— start of COLLECTED MATERIAL —

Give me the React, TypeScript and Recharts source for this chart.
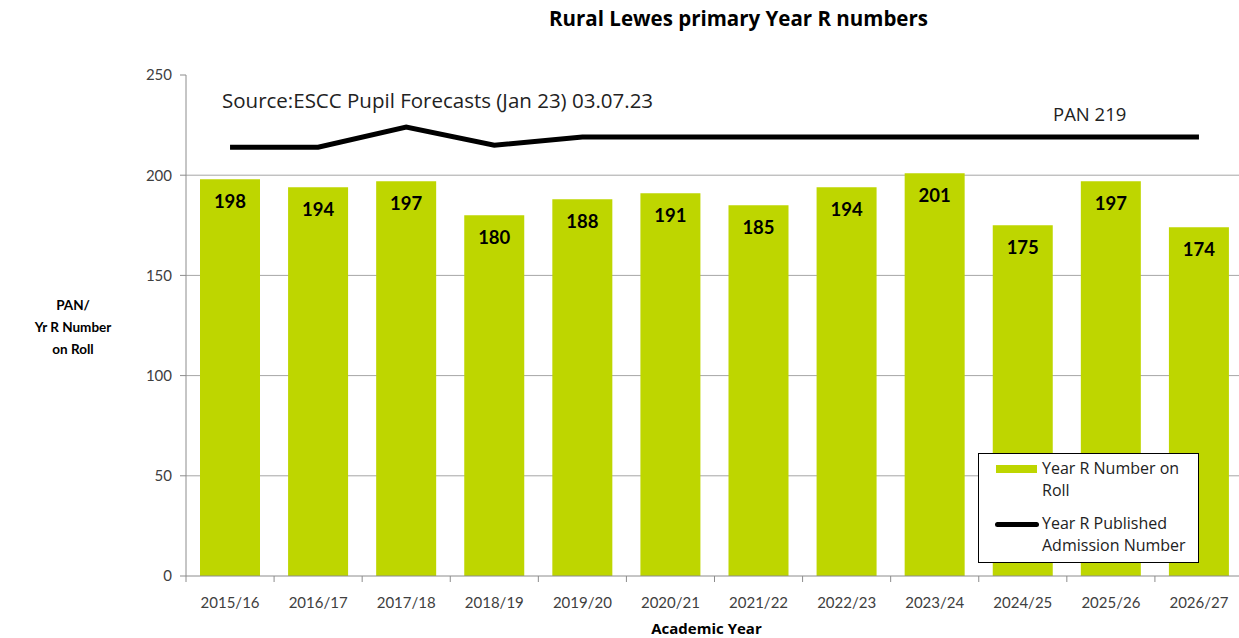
import React from 'react';
import { ComposedChart, Bar, Line, XAxis, YAxis, CartesianGrid, LabelList, Legend } from 'recharts';

const categories = ['2015/16', '2016/17', '2017/18', '2018/19', '2019/20', '2020/21', '2021/22', '2022/23', '2023/24', '2024/25', '2025/26', '2026/27'];
const yearRNumbers = [198, 194, 197, 180, 188, 191, 185, 194, 201, 175, 197, 174];
const panValues = [214, 214, 224, 215, 219, 219, 219, 219, 219, 219, 219, 219];
const yTicks = [0, 50, 100, 150, 200, 250];

const data = categories.map((c, i) => ({ year: c, roll: yearRNumbers[i], pan: panValues[i] }));

const FONT = 'Lato, "Open Sans", sans-serif';
const WIDE = '"Open Sans", Lato, sans-serif';
const GREEN = '#BED600';
const AXIS = '#8c8c8c';

const XTick = (props: any) => {
  const { x, y, payload, index, visibleTicksCount } = props;
  const half = payload && payload.offset ? payload.offset : 44;
  const last = index === visibleTicksCount - 1;
  return (
    <g>
      <line x1={x - half} y1={y} x2={x - half} y2={y + 6} stroke={AXIS} strokeWidth={1} />
      {last && <line x1={x + half} y1={y} x2={x + half} y2={y + 6} stroke={AXIS} strokeWidth={1} />}
      <text x={x} y={y + 32} textAnchor="middle" fontSize={15} fill="#404040" fontFamily={FONT}>
        {payload.value}
      </text>
    </g>
  );
};

const LegendContent = () => (
  <div
    style={{
      width: 221,
      height: 110,
      boxSizing: 'border-box',
      border: '1.5px solid #000',
      background: '#fff',
      fontFamily: WIDE,
      fontSize: 16,
      color: '#222',
      position: 'relative',
      textAlign: 'left',
    }}
  >
    <div style={{ position: 'absolute', left: 17, top: 11, width: 41, height: 8, background: GREEN }} />
    <div style={{ position: 'absolute', left: 63, top: 3, lineHeight: '22px', whiteSpace: 'nowrap' }}>
      Year R Number on<br />Roll
    </div>
    <div style={{ position: 'absolute', left: 16, top: 68, width: 44, height: 5, background: '#000', borderRadius: 3 }} />
    <div style={{ position: 'absolute', left: 63, top: 58, lineHeight: '22px', whiteSpace: 'nowrap' }}>
      Year R Published<br />Admission Number
    </div>
  </div>
);

export default function App() {
  return (
    <div style={{ position: 'absolute', left: 0, top: 0, width: 1239, height: 638, background: '#fff', fontFamily: FONT }}>
      <ComposedChart
        width={1239}
        height={638}
        data={data}
        margin={{ top: 75, right: -4, bottom: 0, left: 0 }}
      >
        <CartesianGrid vertical={false} stroke="#a6a6a6" horizontalValues={[50, 100, 150, 200]} />
        <XAxis
          dataKey="year"
          stroke={AXIS}
          tickLine={false}
          tickSize={0}
          tickMargin={0}
          height={62}
          tick={<XTick />}
          interval={0}
          label={{
            value: 'Academic Year',
            position: 'insideBottom',
            offset: 0,
            dx: -8,
            dy: -4,
            fontSize: 15,
            fontWeight: 700,
            fill: '#000',
            fontFamily: WIDE,
          }}
        />
        <YAxis
          domain={[0, 250]}
          ticks={yTicks}
          width={186}
          stroke={AXIS}
          tickSize={6}
          tickMargin={8}
          tick={{ fontSize: 15, fill: '#404040', fontFamily: FONT }}
          label={{
            content: () => (
              <text textAnchor="middle" fontSize={13.5} fontWeight={700} fill="#000" fontFamily={FONT}>
                <tspan x={73} y={310}>PAN/</tspan>
                <tspan x={73} y={332}>Yr R Number</tspan>
                <tspan x={73} y={354}>on Roll</tspan>
              </text>
            ),
          }}
        />
        <Legend
          layout="horizontal"
          verticalAlign="middle"
          align="center"
          wrapperStyle={{ left: 978, top: 453, width: 221, height: 110 }}
          content={<LegendContent />}
        />
        <Bar dataKey="roll" name="Year R Number on Roll" fill={GREEN} barSize={60} isAnimationActive={false}>
          <LabelList
            dataKey="roll"
            position="insideTop"
            offset={16}
            fontSize={18.5}
            fontWeight={700}
            fill="#000"
            fontFamily={FONT}
          />
        </Bar>
        <Line
          dataKey="pan"
          name="Year R Published Admission Number"
          stroke="#000"
          strokeWidth={5}
          dot={false}
          activeDot={false}
          isAnimationActive={false}
        />
      </ComposedChart>
      <div
        style={{
          position: 'absolute',
          left: 0,
          width: 1477,
          top: 4,
          textAlign: 'center',
          fontSize: 20.5,
          fontWeight: 700,
          color: '#000',
          fontFamily: WIDE,
          whiteSpace: 'nowrap',
        }}
      >
        Rural Lewes primary Year R numbers
      </div>
      <div style={{ position: 'absolute', left: 222, top: 86, fontSize: 20.5, color: '#222', fontFamily: WIDE, whiteSpace: 'nowrap' }}>
        Source:ESCC Pupil Forecasts (Jan 23) 03.07.23
      </div>
      <div style={{ position: 'absolute', left: 1053, top: 101, fontSize: 18.5, color: '#222', fontFamily: WIDE, whiteSpace: 'nowrap' }}>PAN 219</div>
    </div>
  );
}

— end of COLLECTED MATERIAL —

Copy out the data above exactly, except the pictures.

Give me the React, TypeScript and Recharts source for this chart.
import React from 'react';
import { ComposedChart, Bar, Line, XAxis, YAxis, CartesianGrid, LabelList, Legend } from 'recharts';

const categories = ['2015/16', '2016/17', '2017/18', '2018/19', '2019/20', '2020/21', '2021/22', '2022/23', '2023/24', '2024/25', '2025/26', '2026/27'];
const yearRNumbers = [198, 194, 197, 180, 188, 191, 185, 194, 201, 175, 197, 174];
const panValues = [214, 214, 224, 215, 219, 219, 219, 219, 219, 219, 219, 219];
const yTicks = [0, 50, 100, 150, 200, 250];

const data = categories.map((c, i) => ({ year: c, roll: yearRNumbers[i], pan: panValues[i] }));

const FONT = 'Lato, "Open Sans", sans-serif';
const WIDE = '"Open Sans", Lato, sans-serif';
const GREEN = '#BED600';
const AXIS = '#8c8c8c';

const XTick = (props: any) => {
  const { x, y, payload, index, visibleTicksCount } = props;
  const half = payload && payload.offset ? payload.offset : 44;
  const last = index === visibleTicksCount - 1;
  return (
    <g>
      <line x1={x - half} y1={y} x2={x - half} y2={y + 6} stroke={AXIS} strokeWidth={1} />
      {last && <line x1={x + half} y1={y} x2={x + half} y2={y + 6} stroke={AXIS} strokeWidth={1} />}
      <text x={x} y={y + 32} textAnchor="middle" fontSize={15} fill="#404040" fontFamily={FONT}>
        {payload.value}
      </text>
    </g>
  );
};

const LegendContent = () => (
  <div
    style={{
      width: 221,
      height: 110,
      boxSizing: 'border-box',
      border: '1.5px solid #000',
      background: '#fff',
      fontFamily: WIDE,
      fontSize: 16,
      color: '#222',
      position: 'relative',
      textAlign: 'left',
    }}
  >
    <div style={{ position: 'absolute', left: 17, top: 11, width: 41, height: 8, background: GREEN }} />
    <div style={{ position: 'absolute', left: 63, top: 3, lineHeight: '22px', whiteSpace: 'nowrap' }}>
      Year R Number on<br />Roll
    </div>
    <div style={{ position: 'absolute', left: 16, top: 68, width: 44, height: 5, background: '#000', borderRadius: 3 }} />
    <div style={{ position: 'absolute', left: 63, top: 58, lineHeight: '22px', whiteSpace: 'nowrap' }}>
      Year R Published<br />Admission Number
    </div>
  </div>
);

export default function App() {
  return (
    <div style={{ position: 'absolute', left: 0, top: 0, width: 1239, height: 638, background: '#fff', fontFamily: FONT }}>
      <ComposedChart
        width={1239}
        height={638}
        data={data}
        margin={{ top: 75, right: -4, bottom: 0, left: 0 }}
      >
        <CartesianGrid vertical={false} stroke="#a6a6a6" horizontalValues={[50, 100, 150, 200]} />
        <XAxis
          dataKey="year"
          stroke={AXIS}
          tickLine={false}
          tickSize={0}
          tickMargin={0}
          height={62}
          tick={<XTick />}
          interval={0}
          label={{
            value: 'Academic Year',
            position: 'insideBottom',
            offset: 0,
            dx: -8,
            dy: -4,
            fontSize: 15,
            fontWeight: 700,
            fill: '#000',
            fontFamily: WIDE,
          }}
        />
        <YAxis
          domain={[0, 250]}
          ticks={yTicks}
          width={186}
          stroke={AXIS}
          tickSize={6}
          tickMargin={8}
          tick={{ fontSize: 15, fill: '#404040', fontFamily: FONT }}
          label={{
            content: () => (
              <text textAnchor="middle" fontSize={13.5} fontWeight={700} fill="#000" fontFamily={FONT}>
                <tspan x={73} y={310}>PAN/</tspan>
                <tspan x={73} y={332}>Yr R Number</tspan>
                <tspan x={73} y={354}>on Roll</tspan>
              </text>
            ),
          }}
        />
        <Legend
          layout="horizontal"
          verticalAlign="middle"
          align="center"
          wrapperStyle={{ left: 978, top: 453, width: 221, height: 110 }}
          content={<LegendContent />}
        />
        <Bar dataKey="roll" name="Year R Number on Roll" fill={GREEN} barSize={60} isAnimationActive={false}>
          <LabelList
            dataKey="roll"
            position="insideTop"
            offset={16}
            fontSize={18.5}
            fontWeight={700}
            fill="#000"
            fontFamily={FONT}
          />
        </Bar>
        <Line
          dataKey="pan"
          name="Year R Published Admission Number"
          stroke="#000"
          strokeWidth={5}
          dot={false}
          activeDot={false}
          isAnimationActive={false}
        />
      </ComposedChart>
      <div
        style={{
          position: 'absolute',
          left: 0,
          width: 1477,
          top: 4,
          textAlign: 'center',
          fontSize: 20.5,
          fontWeight: 700,
          color: '#000',
          fontFamily: WIDE,
          whiteSpace: 'nowrap',
        }}
      >
        Rural Lewes primary Year R numbers
      </div>
      <div style={{ position: 'absolute', left: 222, top: 86, fontSize: 20.5, color: '#222', fontFamily: WIDE, whiteSpace: 'nowrap' }}>
        Source:ESCC Pupil Forecasts (Jan 23) 03.07.23
      </div>
      <div style={{ position: 'absolute', left: 1053, top: 101, fontSize: 18.5, color: '#222', fontFamily: WIDE, whiteSpace: 'nowrap' }}>PAN 219</div>
    </div>
  );
}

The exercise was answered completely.